Kerry Stokes has suffered another loss in the long-running C7 case with a full bench of the Federal Court rejecting its appeal against its 2007 comprehensive loss in the $200 million trade practices suit.
The decision was handed down in a a brief hearing this morning in the court in Sydney with Justices John Dowsett and Bruce Lander dismissing the appeal in joint reasons. A summary of the 340-page judgement was published here on the Federal Court website. The judgment itself and background follow the summary.
The third judge on the Full Court bench who heard the appeal, Justice John Mansfield, said he had reached a different view in two respects “on matters which do not affect the outcome of the appeal”.
The summary makes clear Seven has again lost comprehensively.
The appeal, which was heard in November 2008, involved a smaller group of opponents than the 22 named in Seven’s original multimillion dollar case case alleging a collusion to run its pay television arm, C7, out of business.
The victorious parties were News Ltd, Consolidated Media Holdings (now 22% owned by Seven), Telstra, Sky Cable and Foxtel.

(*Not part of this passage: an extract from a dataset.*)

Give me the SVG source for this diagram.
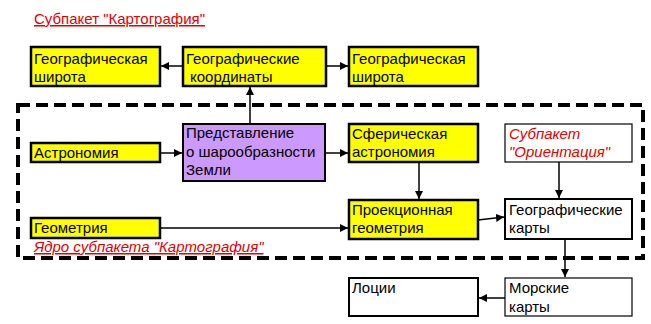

Foxtel is owned by Telstra and Sky Cable, itself a joint venture of News and CMH.
(That sort of makes Stokes a loser and a part-winner out of the appeal).
But that didn’t mean Stokes or Seven were going to open up after the judgement was given, as this brief statement made clear.
“Seven Network Limited is considering the 340-page judgment of the Full Federal Court in its pay television access case in which Seven’s appeal was dismissed today.
“In Seven’s opinion, the importance of the issues to its business justified pursuing this appeal, given that costs in appeals are far more contained as they focus on legal analysis.
“There will be no further statement whilst the full judgement is considered.”
In the original suit, Seven had also targeted Optus, the Ten Network, the AFL, the Australian Rugby League, the National Rugby League, and various subsidiaries of News, Cons Media and Telstra.
Justice Mansfield said no orders had been made about the costs of the appeal but he expected that “costs would follow the event”, foreshadowing an order that Seven pay most of its opponents’ legal bills.
In a 1160-page judgment handed down in July 2007, Justice Ronald Sackville rejected all of Seven’s claims and criticised the cost and burden to the court of the 120-day hearing. Seven spent $100 million on lawyers and expert witnesses and paid about 60% of the costs of its successful opponents. It paid $24 million to News, $13 million to Telstra, and undisclosed amounts to the others.
It might have been expensive, but the C7 case has been topped for lengthy and size of judgement by the ASIC case against Jodee Rich and Mark Silberman over the collapse of One.Tel.
Does Ch 7 and K.Stokes especially really get the message? When a presiding judge identifies an important witness as “evasive and untruthful” is it likely that an appeal is going to succeed? And that witness has since engineered the takeover of WA’s only daily newspaper turning it into the ‘vanilla slice’ of all such publications in Australia. Paul Armstrong, the heavily criticised former editor, at least ran hard-hitting stories and if you didn’t like what he served up you didn’t have to buy the paper. But now – to satisfy the white-bread approch designated by the new owner WA is served up a daily dose of feel-good stories. Ch 7’s shareholders will of course bear the ultimate cost of this folly.